Cuando J.R.R. Tolkien publicó su libro de aventuras El hobbit (1937), nunca imaginó que este lograría el éxito que cosechó, ya que, pese a las dificultades por las que pasaban las editoriales del Reino Unido como consecuencia del precio del papel, incrementado gracias a los estragos causados por la Gran Guerra en el continente, contó con más de mil quinientas ventas en solo tres meses y con una rápida reimpresión a finales de ese mismo año. Por este motivo, la compañía George Allen & Unwin, famosa por haber dado a conocer la obra del filólogo inglés, le solicitó inmediatamente a este que escribiera una secuela, que debía prolongar las peripecias de los hobbits a lo largo de varios capítulos más. Sin embargo, aunque el autor acogió la idea con entusiasmo, pronto se percató de que los derroteros de su nuevo libro se alejaban progresivamente de los que él mismo había marcado en su primer escrito, pues ya no se trataba de una simple correría en pos de un tesoro, sino de una auténtica peregrinación interior enmarcada por la eterna lucha entre el bien y el mal.

En efecto, como aseverábamos en el texto dedicado a El hobbit, la motivación que aletea sobre toda la obra de Tolkien es eminentemente religiosa, como él mismo señaló en una de sus cartas enviadas a la editorial arriba citada. Por esta razón, no es de extrañar que, a lo largo de ella, podamos encontrar varias alegorías veladas en ese sentido, como la presencia del anillo Único, que tiene sobre el hombre efectos similares a los del pecado (ejemplo de ello son la corrupción a la que, por su culpa, se ha visto abocado Gollum y la esclavitud con la que están encadenados a él los nueve espectros), el auxilio prestado al portador de este por la dama Galadriel, que es una elocuente imagen de la mismísima Virgen María ayudando a sus hijos en la pugna contra el maligno (no en vano, en otra de sus famosas epístola, subraya: “Sobre nuestra Señora se funda toda mi escasa percepción de la belleza, tanto en majestad como en simplicidad”) y la entrañable figura de Samsagaz Gamyi, un diminuto cireneo que es capaz de cargar lealmente con el pecador hasta el final de su destino.

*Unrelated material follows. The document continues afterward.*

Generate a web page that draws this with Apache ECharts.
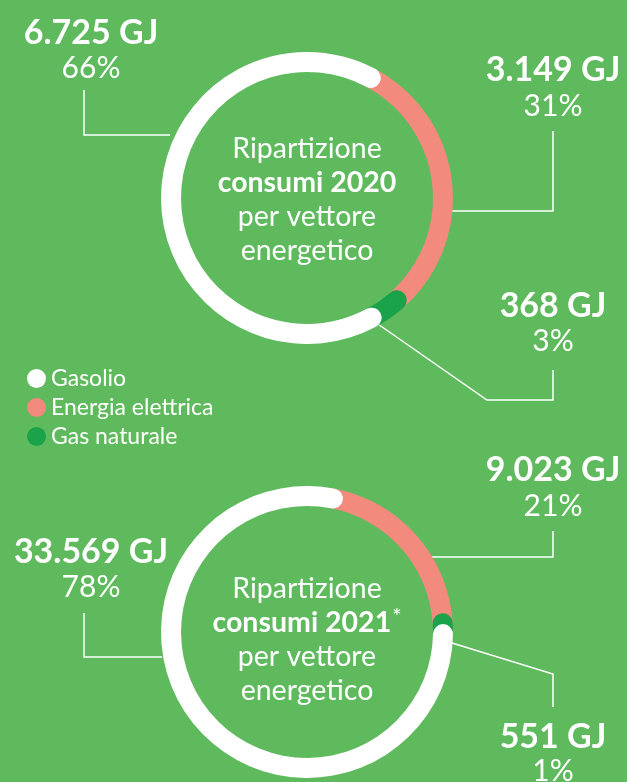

Sin embargo, y como anunciábamos en el artículo anterior, la premisa religiosa fue relegada en esta trilogía en favor de un potente alegato antibelicista y de una perentoria llamada a la conservación de la naturaleza, factores que, por otro lado, también están presentes en el relato literario. Con respecto al primero, cabe destacar el pensamiento que, en voz alta, manifiesta Faramir cuando contempla el cadáver de uno de sus enemigos en la película Las dos torres (Peter Jackson, 2002): “¿Te preguntas cuál es su nombre?, ¿de dónde procede?, ¿si era en verdad malvado en su corazón? Y las mentiras y amenazas que provocaron su larga marcha… ¿por qué no prefirió permanecer allí, en paz?”, palabras calcadas de las páginas de Tolkien, que se vio asimismo asaltado por ellas durante su participación en la contienda mundial; en cuanto al segundo, por supuesto, todo aquel conflicto que enfrenta al hechicero Saruman con el bosque de Fangorn, que está siendo víctima de la demencia industrializadora del primero.

No obstante lo dicho, El señor de los anillos es hoy, como El hobbit, una estupenda saga que conviene revisar esporádicamente, pues recupera la épica característica del cristiano y anima a este en su combate contra el mal. Por este motivo, y con respecto a la muerte, que es el camino hacia el que todo hombre se aproxima en este enfrentamiento, tal vez sea menester concluir el presente escrito con las palabras de aliento que Gandalf, en El retorno del rey (Peter Jackson, 2003), le transmite al hobbit Pippin antes de entrar en combate contra los orcos: “El viaje no concluye aquí: la muerte es otro sendero que recorreremos todos. El velo gris de este mundo se levanta y todo se convierte en plateado cristal; es entonces cuando se ve la blanca orilla y, más allá, la inmensa campiña verde tendida ante un fugaz amanecer”.